§ **Task directions**: Scan the data for "page" and copy the lines it appears in.

----

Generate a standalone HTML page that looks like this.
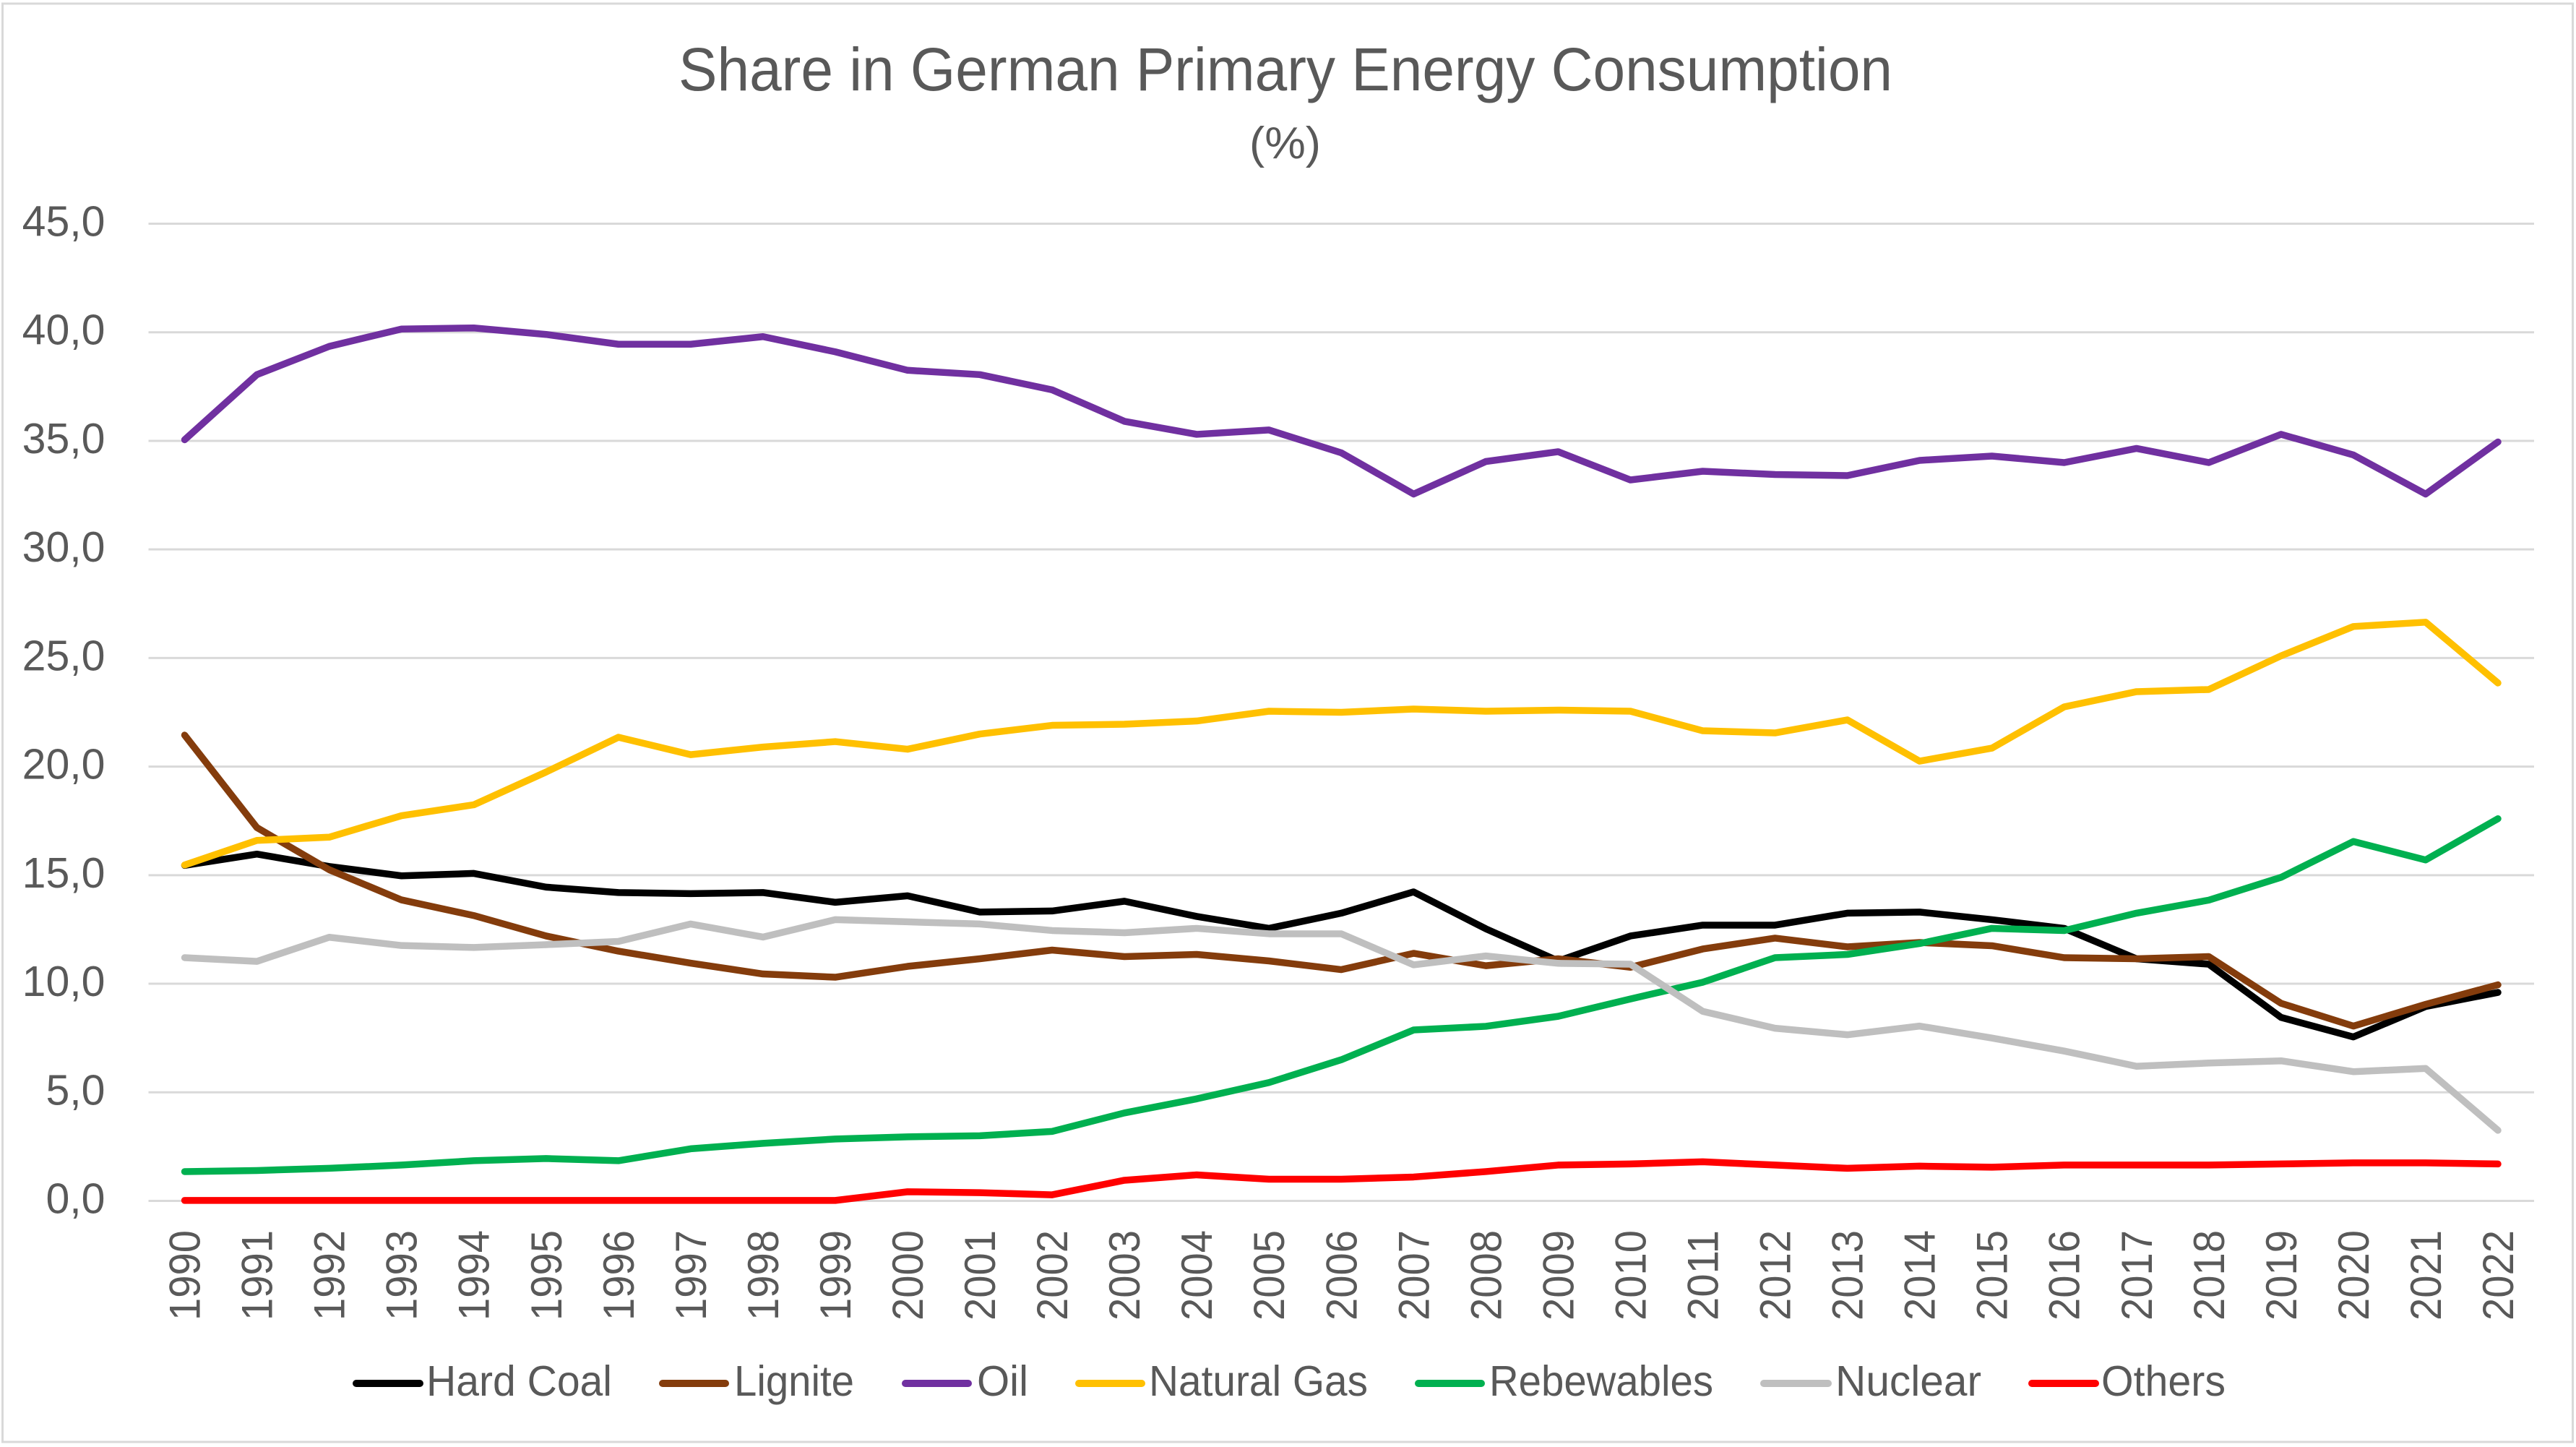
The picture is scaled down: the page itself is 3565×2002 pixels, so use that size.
<!DOCTYPE html>
<html lang="en">
<head>
<meta charset="utf-8">
<title>Share in German Primary Energy Consumption</title>
<style>
html,body{margin:0;padding:0;background:#fff;width:3565px;height:2002px;overflow:hidden}
svg{display:block}
text{font-family:"Liberation Sans",sans-serif;fill:#595959}
</style>
</head>
<body>
<svg id="chart" xmlns="http://www.w3.org/2000/svg" width="3565" height="2002" viewBox="0 0 3565 2002">
  <rect x="3.5" y="5" width="3557" height="1990" fill="#ffffff" stroke="#d9d9d9" stroke-width="3"/>
  <text x="939" y="125" font-size="84" textLength="1680" lengthAdjust="spacingAndGlyphs">Share in German Primary Energy Consumption</text>
  <text x="1729" y="219" font-size="62" textLength="99" lengthAdjust="spacingAndGlyphs">(%)</text>
  <g id="grid"></g>
  <g id="yaxis"></g>
  <g id="xaxis"></g>
  <g id="series"></g>
  <g stroke-linecap="round">
    <g>
      <line x1="493" y1="1914" x2="581" y2="1914" stroke="#000000" stroke-width="10"/>
      <text x="590" y="1931" font-size="59" textLength="257" lengthAdjust="spacingAndGlyphs">Hard Coal</text>
    </g>
    <g>
      <line x1="917" y1="1914" x2="1004" y2="1914" stroke="#843c0c" stroke-width="10"/>
      <text x="1016" y="1931" font-size="59" textLength="166" lengthAdjust="spacingAndGlyphs">Lignite</text>
    </g>
    <g>
      <line x1="1253" y1="1914" x2="1340" y2="1914" stroke="#7030a0" stroke-width="10"/>
      <text x="1352" y="1931" font-size="59" textLength="71" lengthAdjust="spacingAndGlyphs">Oil</text>
    </g>
    <g>
      <line x1="1493" y1="1914" x2="1580" y2="1914" stroke="#ffc000" stroke-width="10"/>
      <text x="1590" y="1931" font-size="59" textLength="303" lengthAdjust="spacingAndGlyphs">Natural Gas</text>
    </g>
    <g>
      <line x1="1963" y1="1914" x2="2050" y2="1914" stroke="#00b050" stroke-width="10"/>
      <text x="2061" y="1931" font-size="59" textLength="310" lengthAdjust="spacingAndGlyphs">Rebewables</text>
    </g>
    <g>
      <line x1="2441" y1="1914" x2="2530" y2="1914" stroke="#bfbfbf" stroke-width="10"/>
      <text x="2540" y="1931" font-size="59" textLength="202" lengthAdjust="spacingAndGlyphs">Nuclear</text>
    </g>
    <g>
      <line x1="2812" y1="1914" x2="2900" y2="1914" stroke="#ff0000" stroke-width="10"/>
      <text x="2908" y="1931" font-size="59" textLength="172" lengthAdjust="spacingAndGlyphs">Others</text>
    </g>
  </g>
</svg>
<script>
const years = [1990,1991,1992,1993,1994,1995,1996,1997,1998,1999,2000,2001,2002,2003,2004,2005,2006,2007,2008,2009,2010,2011,2012,2013,2014,2015,2016,2017,2018,2019,2020,2021,2022];
const yTickValues = [0,5,10,15,20,25,30,35,40,45];
const hardCoal = [15.45,15.97,15.4,14.97,15.08,14.45,14.2,14.15,14.2,13.75,14.05,13.3,13.35,13.8,13.1,12.55,13.25,14.23,12.53,11.05,12.2,12.7,12.7,13.25,13.3,12.95,12.55,11.15,10.9,8.45,7.55,8.95,9.6];
const lignite = [21.45,17.19,15.25,13.86,13.14,12.2,11.5,10.95,10.45,10.3,10.8,11.15,11.55,11.25,11.35,11.05,10.65,11.4,10.83,11.15,10.76,11.6,12.1,11.7,11.9,11.75,11.2,11.15,11.25,9.1,8.05,9.05,9.95];
const oil = [35.05,38.05,39.35,40.15,40.2,39.9,39.45,39.45,39.8,39.1,38.25,38.05,37.35,35.9,35.3,35.5,34.45,32.55,34.05,34.5,33.2,33.6,33.45,33.4,34.1,34.3,34.0,34.65,34.0,35.3,34.35,32.55,34.95];
const naturalGas = [15.47,16.6,16.75,17.74,18.24,19.75,21.35,20.55,20.9,21.15,20.8,21.5,21.9,21.95,22.1,22.55,22.5,22.65,22.55,22.6,22.55,21.65,21.55,22.15,20.25,20.85,22.75,23.45,23.55,25.1,26.45,26.65,23.85];
const rebewables = [1.35,1.4,1.5,1.65,1.85,1.95,1.85,2.4,2.65,2.85,2.95,3.0,3.2,4.05,4.7,5.45,6.5,7.87,8.04,8.5,9.3,10.07,11.2,11.35,11.85,12.55,12.45,13.25,13.85,14.9,16.55,15.7,17.6];
const nuclear = [11.2,11.03,12.14,11.76,11.67,11.8,11.95,12.75,12.15,12.95,12.85,12.75,12.45,12.35,12.55,12.3,12.3,10.87,11.28,10.94,10.9,8.73,7.95,7.65,8.05,7.5,6.9,6.2,6.35,6.45,5.95,6.1,3.25];
const others = [0.02,0.02,0.02,0.02,0.02,0.02,0.02,0.02,0.02,0.02,0.42,0.38,0.28,0.95,1.2,1.0,1.0,1.1,1.35,1.65,1.7,1.8,1.65,1.5,1.6,1.55,1.65,1.65,1.65,1.7,1.75,1.75,1.7];

const NS = 'http://www.w3.org/2000/svg';
const plotLeft = 205.5, plotRight = 3507, plotTop = 309.5, plotBottom = 1661.5, yMax = 45;
function xScale(i){ return plotLeft + (i + 0.5) * (plotRight - plotLeft) / years.length; }
function yScale(v){ return plotBottom - (v / yMax) * (plotBottom - plotTop); }

const gridG = document.getElementById('grid');
const yG = document.getElementById('yaxis');
const xG = document.getElementById('xaxis');
const seriesG = document.getElementById('series');

yTickValues.forEach(function(v){
  const line = document.createElementNS(NS, 'line');
  
  
  line.setAttribute('x1', plotLeft);
  line.setAttribute('x2', plotRight);
  line.setAttribute('y1', yScale(v));
  line.setAttribute('y2', yScale(v));
  line.setAttribute('stroke', '#d9d9d9');
  line.setAttribute('stroke-width', '3');
  gridG.appendChild(line);

  const t = document.createElementNS(NS, 'text');
  
  
  t.setAttribute('x', 145.5);
  t.setAttribute('y', yScale(v) + 17);
  t.setAttribute('text-anchor', 'end');
  t.setAttribute('font-size', '59');
  t.textContent = v.toFixed(1).replace('.', ',');
  yG.appendChild(t);
});

years.forEach(function(year, i){
  const t = document.createElementNS(NS, 'text');
  
  
  const x = xScale(i) + 21, y = 1702;
  t.setAttribute('transform', 'rotate(-90 ' + x + ' ' + y + ')');
  t.setAttribute('x', x);
  t.setAttribute('y', y);
  t.setAttribute('text-anchor', 'end');
  t.setAttribute('font-size', '60');
  t.setAttribute('textLength', '125');
  t.setAttribute('lengthAdjust', 'spacingAndGlyphs');
  t.textContent = year;
  xG.appendChild(t);
});

function drawSeries(name, values, color){
  const p = document.createElementNS(NS, 'polyline');
  
  
  p.setAttribute('points', values.map(function(v, i){ return xScale(i).toFixed(2) + ',' + yScale(v).toFixed(2); }).join(' '));
  p.setAttribute('fill', 'none');
  p.setAttribute('stroke', color);
  p.setAttribute('stroke-width', '9.5');
  p.setAttribute('stroke-linecap', 'round');
  p.setAttribute('stroke-linejoin', 'round');
  seriesG.appendChild(p);
}
drawSeries('line-hard-coal', hardCoal, '#000000');
drawSeries('line-lignite', lignite, '#843c0c');
drawSeries('line-oil', oil, '#7030a0');
drawSeries('line-natural-gas', naturalGas, '#ffc000');
drawSeries('line-rebewables', rebewables, '#00b050');
drawSeries('line-nuclear', nuclear, '#bfbfbf');
drawSeries('line-others', others, '#ff0000');
</script>
</body>
</html>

----

§ **Solution below**:
Generate a standalone HTML page that looks like this.
The picture is scaled down: the page itself is 3565×2002 pixels, so use that size.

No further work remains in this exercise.